Re Gulbenkian’s Settlements Trusts [1968] is an English trusts law case, concerning the certainty of trusts. It held that while the 'is or is not' test was suitable for mere powers, the complete list test remained the appropriate test for discretionary trusts. It was only a year later in McPhail v Doulton that the 'is or is not' test was considered appropriate for discretionary trusts by a different panel of their lordships.

==Facts==
Calouste Gulbenkian, a wealthy Armenian oil businessman and co-founder of the Iraq Petroleum Company, made a settlement in 1929 that said the trustees should ‘in their absolute discretion’ and while his son Nubar Gulbenkian was still alive, give trust property to 'Nubar Sarkis Gulbenkian and any wife and his children or remoter issue for the time being in existence whether minors or adults and any person or persons in whose house or apartments or in whose company or under whose care or control or by or with whom the said Nubar Sarkis Gulbenkian may from time to time be employed or residing'. It was argued this was too uncertain to be enforced.

==Judgment==
At first instance, Goff J declared the settlement invalid, following Re Gresham's Settlement where Harman J held a similar clause invalid.

===Court of Appeal===
The Court of Appeal held that the trust should be declared valid, so long as any claimant could be said to fall within the class at hand. Lord Denning MR said the action was a challenge to Gresham’s case, and continued.

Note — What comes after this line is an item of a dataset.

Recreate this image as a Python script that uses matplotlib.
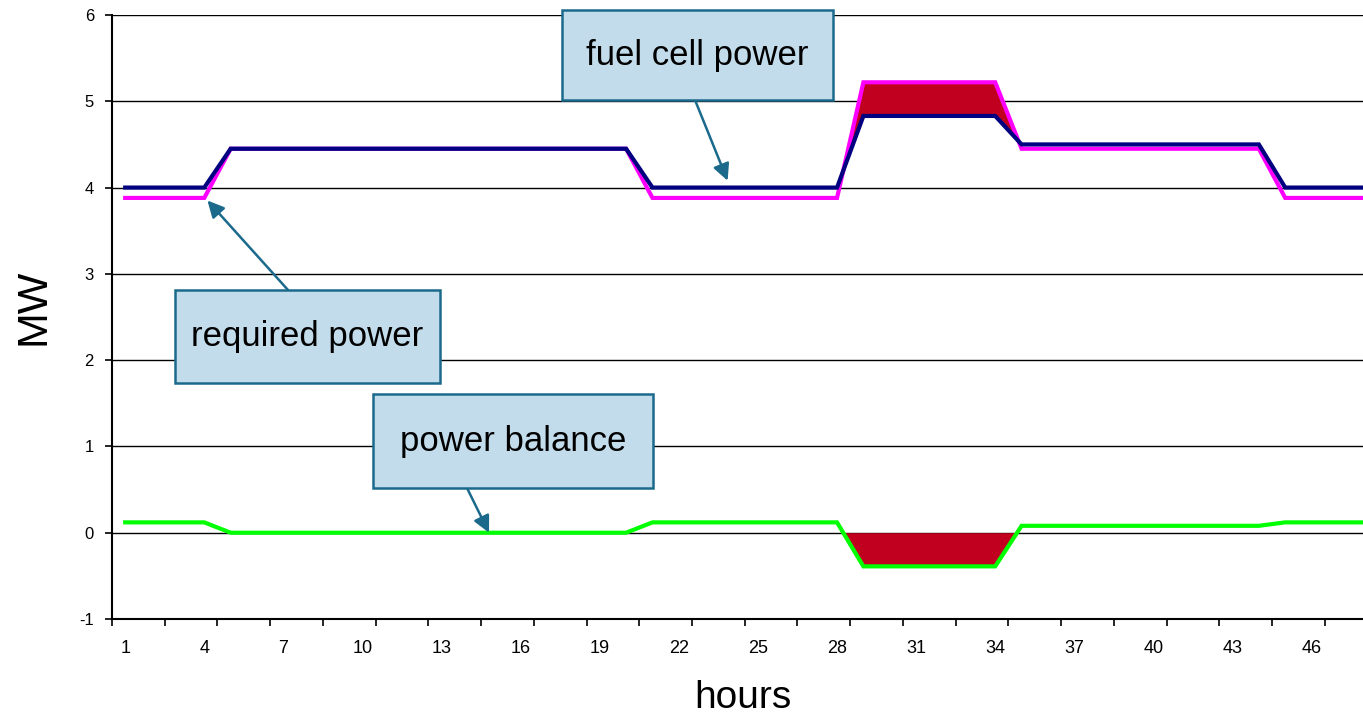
import matplotlib
matplotlib.use("Agg")
import matplotlib.pyplot as plt
from matplotlib import font_manager
from matplotlib.patches import Rectangle
import numpy as np

# ---- data ----
hours = list(range(1, 49))
required_power = [3.88, 3.88, 3.88, 3.88,
                  4.45, 4.45, 4.45, 4.45, 4.45, 4.45, 4.45, 4.45, 4.45, 4.45, 4.45, 4.45, 4.45, 4.45, 4.45, 4.45,
                  3.88, 3.88, 3.88, 3.88, 3.88, 3.88, 3.88, 3.88,
                  5.22, 5.22, 5.22, 5.22, 5.22, 5.22,
                  4.45, 4.45, 4.45, 4.45, 4.45, 4.45, 4.45, 4.45, 4.45, 4.45,
                  3.88, 3.88, 3.88, 3.88]
fuel_cell_power = [4.0, 4.0, 4.0, 4.0,
                   4.45, 4.45, 4.45, 4.45, 4.45, 4.45, 4.45, 4.45, 4.45, 4.45, 4.45, 4.45, 4.45, 4.45, 4.45, 4.45,
                   4.0, 4.0, 4.0, 4.0, 4.0, 4.0, 4.0, 4.0,
                   4.83, 4.83, 4.83, 4.83, 4.83, 4.83,
                   4.5, 4.5, 4.5, 4.5, 4.5, 4.5, 4.5, 4.5, 4.5, 4.5,
                   4.0, 4.0, 4.0, 4.0]
power_balance = [0.12, 0.12, 0.12, 0.12,
                 0.0, 0.0, 0.0, 0.0, 0.0, 0.0, 0.0, 0.0, 0.0, 0.0, 0.0, 0.0, 0.0, 0.0, 0.0, 0.0,
                 0.12, 0.12, 0.12, 0.12, 0.12, 0.12, 0.12, 0.12,
                 -0.39, -0.39, -0.39, -0.39, -0.39, -0.39,
                 0.08, 0.08, 0.08, 0.08, 0.08, 0.08, 0.08, 0.08, 0.08, 0.08,
                 0.12, 0.12, 0.12, 0.12]
x_tick_labels = [1, 4, 7, 10, 13, 16, 19, 22, 25, 28, 31, 34, 37, 40, 43, 46]
y_ticks = [-1, 0, 1, 2, 3, 4, 5, 6]

# ---- fonts ----
names = {f.name for f in font_manager.fontManager.ttflist}
narrow = 'Liberation Sans Narrow' if 'Liberation Sans Narrow' in names else 'Liberation Sans'
plt.rcParams['font.family'] = ['Liberation Sans', 'DejaVu Sans']

W, H = 1363, 719
fig = plt.figure(figsize=(W / 100, H / 100), dpi=100)
ax = fig.add_axes([112 / W, (H - 619) / H, (W - 112) / W, 604 / H])

hrs = np.array(hours)
req = np.array(required_power)
fc = np.array(fuel_cell_power)
bal = np.array(power_balance)

red = '#C0001E'
ax.fill_between(hrs, fc, req, where=req > fc + 0.1, interpolate=True, color=red, lw=0, zorder=2)
ax.fill_between(hrs, bal, 0, where=bal < -0.01, interpolate=True, color=red, lw=0, zorder=2)

ax.plot(hrs, req, color='#FF00FF', lw=3.0, zorder=3, solid_joinstyle='miter')
ax.plot(hrs, fc, color='#000080', lw=3.0, zorder=4, solid_joinstyle='miter')
ax.plot(hrs, bal, color='#00FF00', lw=3.0, zorder=4, solid_joinstyle='miter')

ax.set_xlim(0.5, 47.95)
ax.set_ylim(-1, 6)
ax.set_yticks(y_ticks)
ax.set_yticklabels([str(v) for v in y_ticks], fontsize=12)
ax.grid(axis='y', color='black', lw=1.0, zorder=1)
ax.set_axisbelow(True)

ax.set_xticks(x_tick_labels)
ax.set_xticklabels([str(v) for v in x_tick_labels], fontsize=13)
ax.set_xticks(np.arange(0.5, 48.5, 2), minor=True)
ax.tick_params(axis='x', which='major', length=0, pad=15)
ax.tick_params(axis='x', which='minor', length=5, width=1.2, direction='out')
ax.tick_params(axis='y', which='major', length=5, width=1.2, direction='out', pad=8)

for s in ['top', 'right']:
    ax.spines[s].set_visible(False)
for s in ['left', 'bottom']:
    ax.spines[s].set_linewidth(1.5)
    ax.spines[s].set_zorder(5)

fig.text(33 / W, 1 - 307 / H, 'MW', rotation=90, ha='center', va='center',
         fontsize=31, family=[narrow, 'DejaVu Sans'])
fig.text(743 / W, 1 - 698 / H, 'hours', ha='center', va='center',
         fontsize=28, family=[narrow, 'DejaVu Sans'])

edge = '#1B6A8C'
face = '#C3DCEB'
boxes = [
    ('fuel cell power', 562, 10, 833, 100, (695, 100), (23.85, 4.08)),
    ('required power', 175, 290, 440, 383, (288, 290), (4.12, 3.85)),
    ('power balance', 373, 394, 653, 488, (467, 488), (14.8, 0.0)),
]
for label, x0, y0, x1, y1, start, tip in boxes:
    rect = Rectangle((x0 / W, 1 - y1 / H), (x1 - x0) / W, (y1 - y0) / H,
                     transform=fig.transFigure, facecolor=face, edgecolor=edge,
                     lw=1.8, zorder=10)
    fig.add_artist(rect)
    fig.text((x0 + x1) / 2 / W, 1 - (y0 + y1) / 2 / H, label, ha='center', va='center',
             fontsize=30 if narrow != 'Liberation Sans' else 25,
             family=[narrow, 'DejaVu Sans'], zorder=11)
    ax.annotate('', xy=tip, xycoords='data',
                xytext=(start[0], H - start[1]), textcoords='figure pixels',
                arrowprops=dict(arrowstyle='-|>', color=edge, lw=1.8,
                                mutation_scale=25, shrinkA=0, shrinkB=0),
                zorder=9, annotation_clip=False)

fig.savefig('out.png', dpi=100)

In all these cases if there is some particular person at hand, of whom you can say that he is fairly and squarely within the class intended to be benefited, then the clause is good. You should not hold it to be bad simply because you can envisage borderline cases in which it would be difficult to say whether or not a person was within the class. I have always thought that a condition should be held good so long as it can be given an intelligible and ascertainable content. It is not to be held bad for uncertainty, unless that uncertainty is such as to make the clause meaningless, see Fawcett Properties Ltd v Buckingham County Council [1961] AC 636, 678. So far from this clause being meaningless, I think it is quite meaningful. At any rate it can be applied in practice without the slightest difficulty. The trustees have done so. They have been applying it in favour of Mr. Nubar Gulbenkian. If a question arose in the future as to whether a person was "residing" with him or in his company or whether he was "employed" by a person, I should have thought that in nearly every case there would be no difficulty in answering it. It is only by imagining borderline cases that it can be suggested that it is uncertain. I do not think that ought to be done. I am quite satisfied that this clause is valid and good.

Danckwerts LJ and Winn LJ agreed that the decision should be overturned and held the trust valid.

===House of Lords===
The House of Lords held for powers of appointment, objects were sufficiently certain if any given individual could be said to be in, or not in, the class. (So this was more relaxed than list certainty, which requires everyone to be said to be in the class.)
Lord Upjohn reaffirmed the list certainty test for discretionary trusts, but then in McPhail v Doulton, the list certainty test was abandoned for discretionary trusts as well.

It is… the duty of the court by the exercise of its judicial knowledge and experience in the relevant matter, innate common sense and desire to make sense of the settlor’s or parties’ expressed intentions, however obscure and ambiguous the language that may have been used, to give a reasonable meaning to that language if it can do so without doing complete violence to it. The fact that the court has to see whether the clause is ‘certain’ for a particular purpose does not disentitle the court from doing otherwise than, in the first place, try to make sense of it.

Lord Reid said, 'It is often difficult in a particular case to determine whether a temporary sojourn amounts to "residence".' But he held that it was certain enough to succeed.